引越しの概念すら消える、あまりに革新的な「未来の移住手段」
■1年間ゴミ箱で暮らした男のアイディア
このキューブ型の家(その名も「Kasita」)の創始者は、「ゴミ箱博士」ことジェフ・ウィルソン氏だ。彼は、典型的なひとり暮らしの生活の論評をするためだけに、大型のゴミ箱に1年間住むという、ちょっと極端な実験を行ったのだが、これを機に、従来の住宅設計についてイチから考え直したのだという。
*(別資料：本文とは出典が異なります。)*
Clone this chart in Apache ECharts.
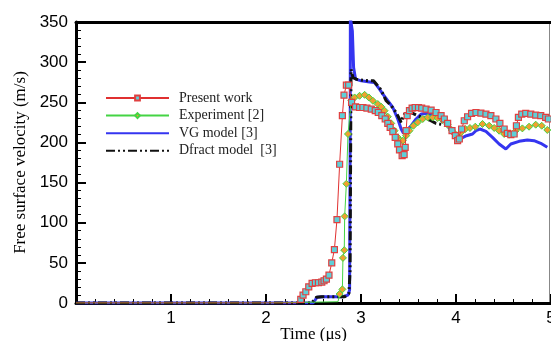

「3平方メートルのゴミ箱の中で、ペットボトルの中に用を足しながら、こんな狭いところで暮らすのは全くクールではないけど、ちょっと面白いことに気づいたんだ。このゴミ箱の家なら、街のどこにでも移動できるし、なんせ格安だ。必要以上にモノを持つこともなく、街の一等地にだって住むことができるんだ」と。
■斬新なKasitaシステム
ウィルソン氏は、ありきたりの結果にならないようにと建築家ではなく、工業デザイナーと手を組んでこのプロジェクトをスタートさせた。工業デザイナーであれば彼の考える利点をわかってくれると考えたのだ。
「小さなアパートやコンテナではなく、もっと何かiPhoneみたいな画期的なものをデザインしてほしいと頼んだんだ。そして今知っている伝統的な建造物をすべて忘れてくれとね」とウィルソン氏は言う。
そしてできたのが、黒川紀章の中銀カプセルアパートさながらの、それぞれの部屋が独立して動かすことのできるこの部屋である。
「小さなスペースを最大限に有効活用できるように工夫されているでしょう。床面積はたったの20平米、今まで無駄にしていた空間を無駄なく使うことができる。荷物用のコンテナより30パーセントも広いし、俺の住んでいたゴミ箱6個分くらいになる、凄いだろ(笑)」(ウィルソン氏)
部屋はガラスをふんだんに用いて圧迫感を感じないよう配慮され、「一人暮らし用に快適なだけでなく、猫やもちろん金魚とも暮らせるように考えているんだ」と続ける。
ドライヤーをはじめ、さまざまな電化製品ははじめから設置され、クイーンサイズのベッドがキッチンの下から出てくるよう色々な仕掛けがある。ガラスは色を変えることでプライバシーにも配慮されている。しかも、それらはiPhoneのSiriのように、ハンズフリーの音声認識によって部屋が自動で行ってくれるというのだ。ニュースが聞きたければそう呟けばいいだけだし、音楽のどのプレイリストを聞きたいかも声に出すだけで自動でやってくれる。部屋の明るさ調整や、目覚ましの設定だって。ウィルソンは月600ドルのレンタル料で2016年のサービス開始を目指している。だが、そのためにクリアしなければならない問題はたくさん残っているが……。